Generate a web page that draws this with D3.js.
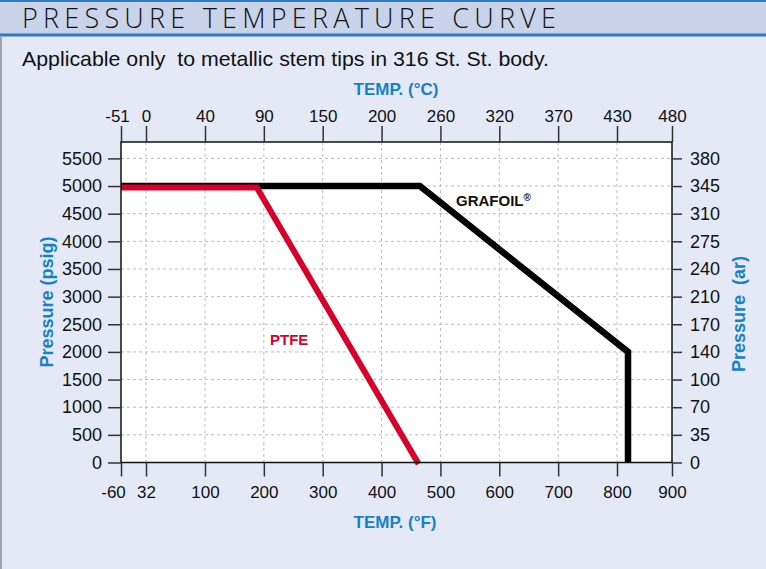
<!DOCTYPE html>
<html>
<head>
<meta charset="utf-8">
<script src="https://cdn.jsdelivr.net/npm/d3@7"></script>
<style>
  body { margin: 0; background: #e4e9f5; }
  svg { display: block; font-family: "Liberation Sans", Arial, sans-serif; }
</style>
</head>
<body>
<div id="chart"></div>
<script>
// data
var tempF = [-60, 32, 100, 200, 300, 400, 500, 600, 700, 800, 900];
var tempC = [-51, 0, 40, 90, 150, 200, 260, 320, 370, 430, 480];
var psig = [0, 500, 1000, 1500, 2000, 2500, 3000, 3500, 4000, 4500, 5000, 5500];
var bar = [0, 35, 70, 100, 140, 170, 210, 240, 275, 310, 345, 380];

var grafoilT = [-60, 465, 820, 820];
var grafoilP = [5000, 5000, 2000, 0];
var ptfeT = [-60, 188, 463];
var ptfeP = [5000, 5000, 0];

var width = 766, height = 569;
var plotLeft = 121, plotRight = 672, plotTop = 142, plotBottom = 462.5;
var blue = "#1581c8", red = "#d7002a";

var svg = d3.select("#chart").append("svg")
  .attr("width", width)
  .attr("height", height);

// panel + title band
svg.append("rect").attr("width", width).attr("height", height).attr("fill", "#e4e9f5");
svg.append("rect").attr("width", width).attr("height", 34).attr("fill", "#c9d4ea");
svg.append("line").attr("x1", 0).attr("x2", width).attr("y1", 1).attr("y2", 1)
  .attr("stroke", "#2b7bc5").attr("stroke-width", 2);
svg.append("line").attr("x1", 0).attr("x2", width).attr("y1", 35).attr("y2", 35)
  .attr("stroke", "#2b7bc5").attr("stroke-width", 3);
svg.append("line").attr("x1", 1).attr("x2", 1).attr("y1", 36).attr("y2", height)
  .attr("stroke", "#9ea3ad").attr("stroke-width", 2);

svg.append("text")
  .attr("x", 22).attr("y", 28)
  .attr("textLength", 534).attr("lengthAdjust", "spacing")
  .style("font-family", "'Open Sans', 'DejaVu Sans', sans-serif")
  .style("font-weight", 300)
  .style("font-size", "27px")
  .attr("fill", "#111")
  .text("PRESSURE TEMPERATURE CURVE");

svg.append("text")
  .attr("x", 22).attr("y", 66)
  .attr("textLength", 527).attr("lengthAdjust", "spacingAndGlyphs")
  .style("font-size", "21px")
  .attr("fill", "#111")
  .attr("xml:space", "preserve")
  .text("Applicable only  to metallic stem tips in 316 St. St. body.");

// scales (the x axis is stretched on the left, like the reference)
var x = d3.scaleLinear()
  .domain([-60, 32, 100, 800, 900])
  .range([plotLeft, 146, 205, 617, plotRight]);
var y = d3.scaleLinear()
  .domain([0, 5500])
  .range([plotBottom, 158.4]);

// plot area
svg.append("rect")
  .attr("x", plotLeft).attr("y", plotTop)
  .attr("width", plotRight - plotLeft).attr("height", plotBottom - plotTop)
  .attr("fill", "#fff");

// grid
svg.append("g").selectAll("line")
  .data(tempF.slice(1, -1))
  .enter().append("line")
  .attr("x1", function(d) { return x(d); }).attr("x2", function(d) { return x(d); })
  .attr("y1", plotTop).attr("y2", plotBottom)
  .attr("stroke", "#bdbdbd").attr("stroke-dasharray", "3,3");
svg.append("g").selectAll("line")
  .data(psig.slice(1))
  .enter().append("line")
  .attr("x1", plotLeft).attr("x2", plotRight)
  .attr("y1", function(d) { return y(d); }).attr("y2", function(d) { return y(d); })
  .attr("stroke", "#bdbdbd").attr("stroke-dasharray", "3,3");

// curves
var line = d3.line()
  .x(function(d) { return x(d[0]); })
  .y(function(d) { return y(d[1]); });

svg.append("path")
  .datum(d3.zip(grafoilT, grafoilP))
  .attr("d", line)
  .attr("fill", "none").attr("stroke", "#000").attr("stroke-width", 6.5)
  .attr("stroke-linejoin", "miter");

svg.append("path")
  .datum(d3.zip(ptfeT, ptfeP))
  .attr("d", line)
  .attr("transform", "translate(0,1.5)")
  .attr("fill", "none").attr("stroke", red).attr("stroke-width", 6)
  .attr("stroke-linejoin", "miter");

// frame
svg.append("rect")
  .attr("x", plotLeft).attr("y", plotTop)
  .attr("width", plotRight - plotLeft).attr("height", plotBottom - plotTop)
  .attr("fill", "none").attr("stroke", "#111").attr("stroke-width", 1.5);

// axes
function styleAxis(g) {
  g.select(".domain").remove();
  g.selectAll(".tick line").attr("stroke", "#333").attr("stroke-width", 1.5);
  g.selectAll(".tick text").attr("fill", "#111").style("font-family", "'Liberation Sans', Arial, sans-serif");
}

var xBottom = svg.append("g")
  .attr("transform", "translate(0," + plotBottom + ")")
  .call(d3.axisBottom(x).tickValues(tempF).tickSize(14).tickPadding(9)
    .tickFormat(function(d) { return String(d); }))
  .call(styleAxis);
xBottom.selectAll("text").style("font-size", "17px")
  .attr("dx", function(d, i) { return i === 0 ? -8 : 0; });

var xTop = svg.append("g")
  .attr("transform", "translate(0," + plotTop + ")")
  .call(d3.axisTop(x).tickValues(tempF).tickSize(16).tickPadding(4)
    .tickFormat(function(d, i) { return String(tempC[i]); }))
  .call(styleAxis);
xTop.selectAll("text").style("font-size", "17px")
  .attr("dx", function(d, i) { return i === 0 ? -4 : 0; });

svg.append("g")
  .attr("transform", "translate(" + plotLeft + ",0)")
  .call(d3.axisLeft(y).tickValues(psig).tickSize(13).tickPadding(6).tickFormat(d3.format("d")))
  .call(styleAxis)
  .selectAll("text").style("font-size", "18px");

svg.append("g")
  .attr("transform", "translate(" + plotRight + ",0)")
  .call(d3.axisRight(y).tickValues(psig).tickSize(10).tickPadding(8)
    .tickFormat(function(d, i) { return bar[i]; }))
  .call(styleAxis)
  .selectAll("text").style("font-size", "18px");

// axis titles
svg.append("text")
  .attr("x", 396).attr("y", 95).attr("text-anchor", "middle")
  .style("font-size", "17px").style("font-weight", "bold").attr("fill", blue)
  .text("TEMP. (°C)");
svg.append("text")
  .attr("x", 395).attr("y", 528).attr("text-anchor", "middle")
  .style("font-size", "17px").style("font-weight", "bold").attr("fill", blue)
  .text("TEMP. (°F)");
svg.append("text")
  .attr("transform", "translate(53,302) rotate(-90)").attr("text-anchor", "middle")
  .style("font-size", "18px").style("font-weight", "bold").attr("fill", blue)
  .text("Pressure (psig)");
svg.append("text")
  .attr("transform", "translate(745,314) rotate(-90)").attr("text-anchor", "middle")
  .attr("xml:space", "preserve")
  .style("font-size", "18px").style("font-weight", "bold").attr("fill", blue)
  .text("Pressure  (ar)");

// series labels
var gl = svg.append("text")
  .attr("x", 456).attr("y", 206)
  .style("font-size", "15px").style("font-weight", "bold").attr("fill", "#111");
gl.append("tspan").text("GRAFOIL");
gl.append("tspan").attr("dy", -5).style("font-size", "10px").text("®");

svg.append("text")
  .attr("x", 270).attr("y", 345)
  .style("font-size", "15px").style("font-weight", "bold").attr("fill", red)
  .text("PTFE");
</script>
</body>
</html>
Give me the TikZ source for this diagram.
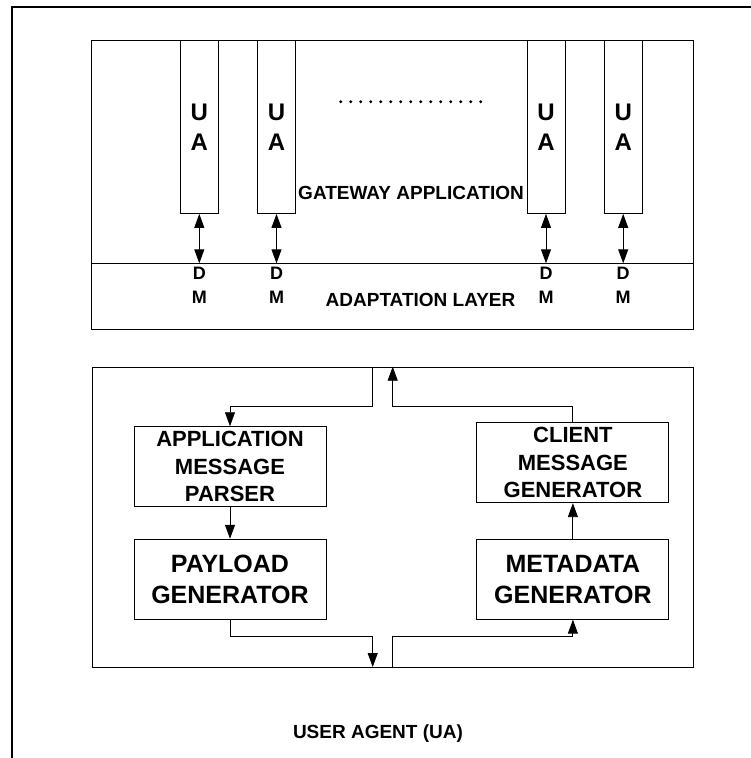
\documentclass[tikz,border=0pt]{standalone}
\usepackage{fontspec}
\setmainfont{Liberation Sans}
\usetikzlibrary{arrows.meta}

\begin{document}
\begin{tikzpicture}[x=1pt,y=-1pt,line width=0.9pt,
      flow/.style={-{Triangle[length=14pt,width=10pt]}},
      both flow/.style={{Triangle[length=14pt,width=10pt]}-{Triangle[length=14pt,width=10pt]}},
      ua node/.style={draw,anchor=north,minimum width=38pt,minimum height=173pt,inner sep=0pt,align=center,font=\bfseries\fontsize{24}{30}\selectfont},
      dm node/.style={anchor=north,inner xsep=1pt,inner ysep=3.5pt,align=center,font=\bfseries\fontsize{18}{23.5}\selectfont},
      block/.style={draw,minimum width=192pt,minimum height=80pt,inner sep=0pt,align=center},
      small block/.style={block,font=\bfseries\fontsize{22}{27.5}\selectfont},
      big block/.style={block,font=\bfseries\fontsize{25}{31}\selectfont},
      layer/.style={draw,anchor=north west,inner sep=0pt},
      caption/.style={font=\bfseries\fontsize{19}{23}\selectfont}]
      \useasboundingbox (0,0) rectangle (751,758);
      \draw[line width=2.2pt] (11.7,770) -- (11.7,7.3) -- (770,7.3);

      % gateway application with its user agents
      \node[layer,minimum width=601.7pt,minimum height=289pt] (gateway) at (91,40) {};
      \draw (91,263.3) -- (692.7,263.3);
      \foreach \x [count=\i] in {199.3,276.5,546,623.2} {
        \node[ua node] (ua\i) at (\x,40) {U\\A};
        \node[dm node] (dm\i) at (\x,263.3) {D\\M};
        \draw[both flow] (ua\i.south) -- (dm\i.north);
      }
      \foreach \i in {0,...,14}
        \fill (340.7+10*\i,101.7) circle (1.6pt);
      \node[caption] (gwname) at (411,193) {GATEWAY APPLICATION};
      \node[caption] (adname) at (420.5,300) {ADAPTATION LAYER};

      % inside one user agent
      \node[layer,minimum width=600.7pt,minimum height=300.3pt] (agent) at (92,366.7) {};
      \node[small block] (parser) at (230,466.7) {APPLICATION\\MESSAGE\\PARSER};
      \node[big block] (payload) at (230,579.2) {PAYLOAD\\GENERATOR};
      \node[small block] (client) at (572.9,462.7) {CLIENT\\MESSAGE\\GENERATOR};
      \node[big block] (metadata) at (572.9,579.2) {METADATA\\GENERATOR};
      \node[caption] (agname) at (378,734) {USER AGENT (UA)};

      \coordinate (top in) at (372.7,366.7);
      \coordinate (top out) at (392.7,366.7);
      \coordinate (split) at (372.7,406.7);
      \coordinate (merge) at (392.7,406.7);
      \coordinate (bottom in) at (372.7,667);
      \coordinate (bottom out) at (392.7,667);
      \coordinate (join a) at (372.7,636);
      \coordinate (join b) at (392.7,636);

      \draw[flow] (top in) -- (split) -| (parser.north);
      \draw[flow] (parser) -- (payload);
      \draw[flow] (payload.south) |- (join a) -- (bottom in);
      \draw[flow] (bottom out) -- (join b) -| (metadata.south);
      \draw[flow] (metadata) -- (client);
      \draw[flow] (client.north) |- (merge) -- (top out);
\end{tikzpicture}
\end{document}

▶ [Required task]: Show all lines in the entries above where the string "with" appears.

▶ [Answer to the exercise]:
Generate a web page that draws this with D3.js.
      % gateway application with its user agents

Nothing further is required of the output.